Retired lawyer seeks Australian recognition of Taiwan

2019/10/29 17:42:37 fontsize-small fontsize-default fontsize-big
Photo courtesy of Gavan Duffy

Photo courtesy of Gavan Duffy

Taipei, Oct. 29 (CNA) A petition urging the Australian government to establish formal diplomatic ties with Taiwan has been launched by a 73-year-old retired lawyer who has "long been a supporter of Taiwan."

Petition EN1120, which asks the Australian government to "accord full diplomatic recognition" to the Republic of China, had collected more than 9,100 signatures as of Tuesday afternoon.

Gavan Duffy said he was inspired to launch the petition after two similar ones were launched by citizens in Germany and the U.S. earlier this year.

The two petitions, which both reached the threshold of signatures in October needed to warrant an official government response, have not been addressed.

China's recent unpopularity in Australia, caused by the activities of groups and students who support the Communist Party of China, was another motivating reason, he added.

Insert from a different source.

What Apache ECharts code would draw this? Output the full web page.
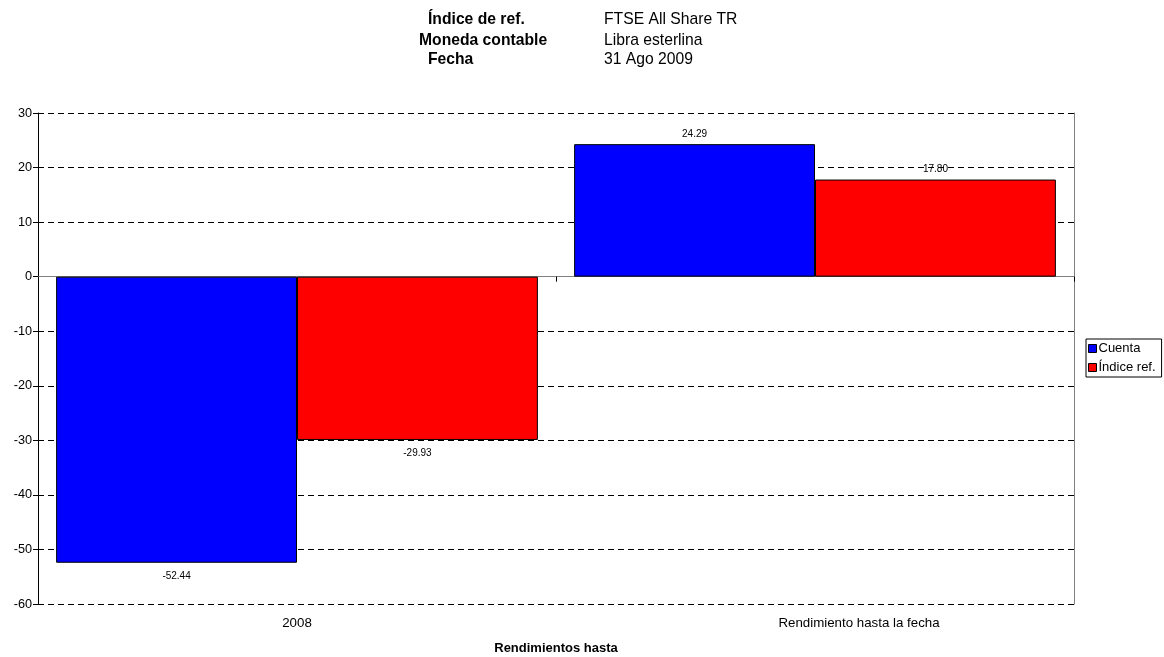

Duffy expressed hope of garnering more than 20,000 signatures before the petition closes Nov. 20.

"I think the petition will get people thinking about why Australia recognizes a totalitarian regime with an appalling human rights record and not democratic free Taiwan," Duffy concluded. Australian media has been quiet on his petition.

Duffy describes himself as having been a frequent correspondent for U.S. and British newspapers, author of two books, candidate for member of parliament and retired lawyer, and said he was a member of "The Friends of Free China Association" some 40 years ago.

The association was founded by the late U.S. senator Barry Goldwater, who usually referred to the Republic of China as "free China," according to a Washington Times article by former Taiwan representative to the U.S. Shen Lyu-shun (沈呂巡).

According to Shen, the non-profit organization was crucial in Taiwan retaining ownership of Twin Oaks, an estate in Washington, D.C. that served as the official residence for ROC ambassadors to the U.S. before the U.S. switched diplomatic recognition to China.